開発の初期段階で、巧さんディレクションによる
『レイトンVS逆転裁判』の裁判デモを
見せていただいたときがあったんです。
それが、いろいろ新しく変わってはいるけれど
すごくワクワクする仕上がりになっていて、
本当にひさしぶりに『逆転裁判』を
遊んだ感覚を思い出したんです。 - 岩田
- まぎれもない、『逆転裁判』の空気を
そのデモで感じ取ることができたんですね。 - 日野
- まさに“巧節(たくみぶし)”を感じましたね。
「おおっ、効いてる~!」みたいな(笑)。 - 岩田
- “巧節”ですか!(笑)
そういう意味では今回、巧さんのスイッチが
本格的に入ったのはいつ頃だったんですか?
さっきの話だと、わりと初期に
入っているようにも聞こえるんですけど。 - 巧
- こう言うと怒られてしまいそうですけれど、
本当の意味で最終的に
「このゲームに全力をそそぐぜ!」となったのは、
今年に入ってからかもしれません。
お互いの会社でそれぞれのパートを
集中してつくりはじめたあたりからですね。 - 岩田
- けっこう後半になってからなんですね。
- 巧
- はい。
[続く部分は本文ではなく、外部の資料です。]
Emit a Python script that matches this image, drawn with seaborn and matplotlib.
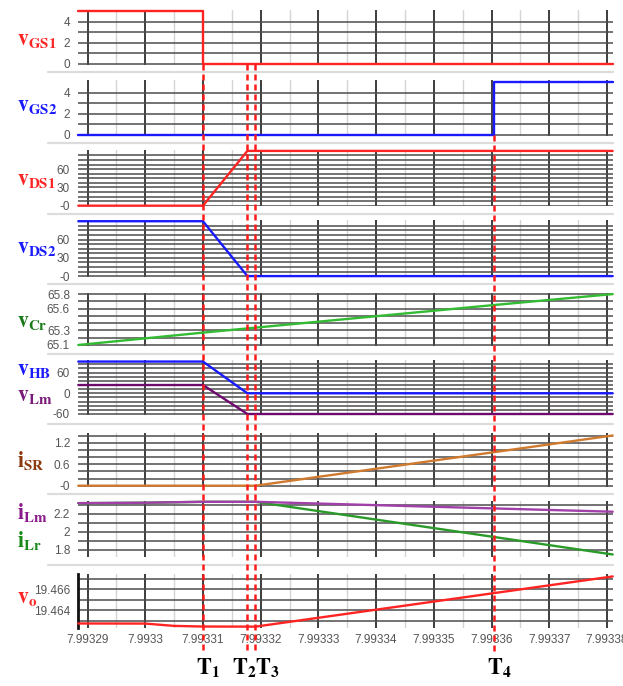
import matplotlib
matplotlib.use("Agg")
import matplotlib.pyplot as plt
import matplotlib.transforms as mtrans
from matplotlib.lines import Line2D
import numpy as np
import seaborn as sns

sns.set_style("white")
plt.rcParams['font.family'] = ['Liberation Sans', 'DejaVu Sans']
plt.rcParams['mathtext.fontset'] = 'stix'

# ---------------- data ----------------
t_start = 7.9932884
t_end = 7.993381
T1 = 7.99331
T2 = 7.9933177
T3 = 7.9933191
T4 = 7.9933605
t_mid = 7.9933
t_pre = 7.993305

x_ticks = [7.99329, 7.99330, 7.99331, 7.99332, 7.99333, 7.99334,
           7.99335, 7.99336, 7.99337, 7.99338]
x_tick_labels = ['7.99329', '7.9933', '7.99331', '7.99332', '7.99333',
                 '7.99334', '7.99335', '7.99336', '7.99337', '7.99338']

vgs1_t = [t_start, T1, T1, t_end]
vgs1_v = [5, 5, 0, 0]
vgs2_t = [t_start, T4, T4, t_end]
vgs2_v = [0, 0, 5, 5]
vds1_t = [t_start, T1, T2, t_end]
vds1_v = [0, 0, 90, 90]
vds2_t = [t_start, T1, T2, t_end]
vds2_v = [90, 90, 0, 0]
vcr_t = [t_start, T1, T4, t_end]
vcr_v = [65.1, 65.27, 65.65, 65.8]
vhb_t = [t_start, T1, T2, t_end]
vhb_v = [92, 92, 0, 0]
vlm_t = [t_start, T1, T2, t_end]
vlm_v = [24, 24, -60, -60]
isr_t = [t_start, T3, t_end]
isr_v = [0, 0, 1.41]
ilm_t = [t_start, t_mid, T1, T3, t_end]
ilm_v = [2.32, 2.325, 2.335, 2.335, 2.225]
ilr_t = [t_start, t_mid, T1, T3, t_end]
ilr_v = [2.32, 2.325, 2.335, 2.335, 1.75]
vo_t = [t_start, t_mid, t_pre, T1, T3, t_end]
vo_v = [19.46273, 19.46272, 19.4625, 19.46244, 19.46243, 19.4672]

# y grid / tick definitions
gs_grid = [0, 1, 2, 3, 4]
gs_labels = ['0', '', '2', '', '4']
ds_grid = [0, 7.5, 15, 22.5, 30, 37.5, 45, 52.5, 60, 67.5, 75, 82.5]
ds_labels = ['-0', '', '', '', '30', '', '', '', '60', '', '', '']
cr_grid = [65.1, 65.2, 65.3, 65.4, 65.5, 65.6, 65.7, 65.8]
cr_labels = ['65.1', '', '65.3', '', '', '65.6', '', '65.8']
hb_grid = [-60, -48, -36, -24, -12, 0, 12, 24, 36, 48, 60, 72, 84]
hb_labels = ['-60', '', '', '', '', '0', '', '', '', '', '60', '', '']
sr_grid = [0, 0.2, 0.4, 0.6, 0.8, 1.0, 1.2, 1.4]
sr_labels = ['-0', '', '', '0.6', '', '', '1.2', '']
lm_grid = [1.8, 1.9, 2.0, 2.1, 2.2, 2.3]
lm_labels = ['1.8', '', '2', '', '2.2', '']
vo_grid = [19.463, 19.464, 19.465, 19.466, 19.467]
vo_labels = ['', '19.464', '', '19.466', '']

RED = '#ff2424'
BLUE = '#1a1aff'

panels = [
    dict(box=(10, 65), ylim=(-0.1, 5.1), grid=gs_grid, lab=gs_labels,
         series=[(vgs1_t, vgs1_v, RED)]),
    dict(box=(80, 136), ylim=(-0.1, 5.2), grid=gs_grid, lab=gs_labels,
         series=[(vgs2_t, vgs2_v, BLUE)]),
    dict(box=(150, 206), ylim=(-0.5, 91.5), grid=ds_grid, lab=ds_labels,
         series=[(vds1_t, vds1_v, RED)]),
    dict(box=(220, 277), ylim=(-1.5, 92), grid=ds_grid, lab=ds_labels,
         series=[(vds2_t, vds2_v, BLUE)]),
    dict(box=(293, 346), ylim=(65.086, 65.815), grid=cr_grid, lab=cr_labels,
         series=[(vcr_t, vcr_v, '#33bb33')]),
    dict(box=(360, 415), ylim=(-62.9, 96.5), grid=hb_grid, lab=hb_labels,
         series=[(vhb_t, vhb_v, BLUE), (vlm_t, vlm_v, '#6e0a6e')]),
    dict(box=(433, 487), ylim=(-0.037, 1.48), grid=sr_grid, lab=sr_labels,
         series=[(isr_t, isr_v, '#d07a30')]),
    dict(box=(501, 557), ylim=(1.722, 2.344), grid=lm_grid, lab=lm_labels,
         series=[(ilr_t, ilr_v, '#2a9a2a'), (ilm_t, ilm_v, '#a040a8')]),
    dict(box=(574, 628), ylim=(19.4623, 19.46743), grid=vo_grid, lab=vo_labels,
         series=[(vo_t, vo_v, RED)]),
]

W, H = 623, 686
fig = plt.figure(figsize=(W / 100, H / 100), dpi=100)
left_px, right_px = 78.3, 612.7
minor_x = [x + 0.5e-5 for x in x_ticks[:-1]]

axes = []
for i, p in enumerate(panels):
    top, bot = p['box']
    ax = fig.add_axes([left_px / W, 1 - bot / H, (right_px - left_px) / W, (bot - top) / H])
    axes.append(ax)
    for (tt, vv, col) in p['series']:
        sns.lineplot(x=tt, y=vv, ax=ax, color=col, lw=1.7, estimator=None,
                     sort=False, clip_on=False, zorder=5)
    ax.set_yticks(p['grid'])
    ax.set_yticklabels(p['lab'])
    ax.set_xticks(x_ticks)
    ax.set_xticks(minor_x, minor=True)
    ax.set_xlim(t_start, t_end)
    ax.set_ylim(*p['ylim'])
    ax.set_axisbelow(True)
    ax.yaxis.grid(True, color='#4d4d4d', lw=1.1)
    ax.xaxis.grid(True, which='major', color='#2e2e2e', lw=1.3)
    ax.xaxis.grid(True, which='minor', color='#d4d4d4', lw=1.0)
    ax.tick_params(axis='y', length=5, width=1.0, color='#4d4d4d', pad=1,
                   labelsize=8.5, labelcolor='#555555')
    ax.tick_params(axis='x', which='both', length=0, labelsize=8.5,
                   labelcolor='#555555', pad=4)
    for s in ax.spines.values():
        s.set_visible(False)
    ax.set_xlabel('')
    ax.set_ylabel('')
    if i < len(panels) - 1:
        ax.set_xticklabels([])
    else:
        ax.set_xticklabels(x_tick_labels)
        ax.spines['left'].set_visible(True)
        ax.spines['left'].set_linewidth(2)
        ax.spines['left'].set_color('#111111')

# separators between panels
for ypx in [72, 143, 214, 284, 354, 424, 494, 565]:
    fig.add_artist(Line2D([48 / W, right_px / W], [1 - ypx / H] * 2,
                          transform=fig.transFigure, color='#dcdcdc', lw=1.6))

# dashed event markers
bax = axes[-1]
blend = mtrans.blended_transform_factory(bax.transData, fig.transFigure)
events = [(T1, 64), (T2, 64), (T3, 64), (T4, 135)]
for tx, ytop in events:
    fig.add_artist(Line2D([tx, tx], [1 - ytop / H, 1 - 652 / H], transform=blend,
                          color='#ff1a1a', lw=1.8, linestyle=(0, (2.4, 1.6)), zorder=10))

event_labels = [(T1, -6.5, r'$\mathbf{T_1}$'), (T2, -15, r'$\mathbf{T_2}$'),
                (T3, 0, r'$\mathbf{T_3}$'), (T4, -7.5, r'$\mathbf{T_4}$')]
for tx, dx, s in event_labels:
    tr = blend + mtrans.ScaledTranslation(dx / 100, 0, fig.dpi_scale_trans)
    fig.text(tx, 1 - 668 / H, s, transform=tr, ha='left', va='center',
             fontsize=16, color='black')

# panel labels
ylabels = [
    (r'$\mathbf{v}_{\mathbf{GS1}}$', 40, RED),
    (r'$\mathbf{v}_{\mathbf{GS2}}$', 105, BLUE),
    (r'$\mathbf{v}_{\mathbf{DS1}}$', 180, RED),
    (r'$\mathbf{v}_{\mathbf{DS2}}$', 248, BLUE),
    (r'$\mathbf{v}_{\mathbf{Cr}}$', 321, '#1a7a1a'),
    (r'$\mathbf{v}_{\mathbf{HB}}$', 370, BLUE),
    (r'$\mathbf{v}_{\mathbf{Lm}}$', 395, '#7a1a7a'),
    (r'$\mathbf{i}_{\mathbf{SR}}$', 461, '#8b3a10'),
    (r'$\mathbf{i}_{\mathbf{Lm}}$', 512, '#8b1a8b'),
    (r'$\mathbf{i}_{\mathbf{Lr}}$', 540, '#1a8a1a'),
    (r'$\mathbf{v}_{\mathbf{o}}$', 597, RED),
]
for s, ypx, col in ylabels:
    fig.text(17 / W, 1 - ypx / H, s, ha='left', va='center', fontsize=15.5, color=col)

fig.savefig('out.png', dpi=100, facecolor='white')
いま振り返ると
その覚悟を決めるまでに、
時間的な猶予を自分に許してしまったので、
そこが大きな反省としてあります。 - 岩田
- そうなんですか。
- 巧
- やっぱり文化のちがう会社が一緒にやるわけで、
最初はお互いゆずったりゆずられたりしつつ、
様子を見ながらはじまるんですね。
でもだんだんと本音と本音を
ぶつけあうようになって、
本当の意味でせめぎ合いになるまでに
ちょっと時間がかかった感があります。 - 日野
- 僕は本当に最初から最後まで
「巧さんの好きにやってもらいたい」という
スタンスだったんです。
うちのスタッフと意見が合わない場面も
けっこうあったんですけど、
「じゃあ巧さんのやりたいように
やってもらえばいいじゃない」って
何回か指示を出しましたから。 - 岩田
- 「巧さんのクリエイティブを活かすため、
好きにやってもらいたい」というのが、
今回の日野さんのプロデューサーとしての
最大の使命だったわけですね。
- 日野
- 本当にそうですね。
今回は巧さんをいい意味で刺激して、
エンジン全開でいってもらうことに専念しました。
そういう意味では今回巧さんが、
だんだんパワーアップしていったというか、
巧さんの影響力が尻上がりに上がっていって、
プロジェクトも後半から加速度的に
うまくまわっていった気がします。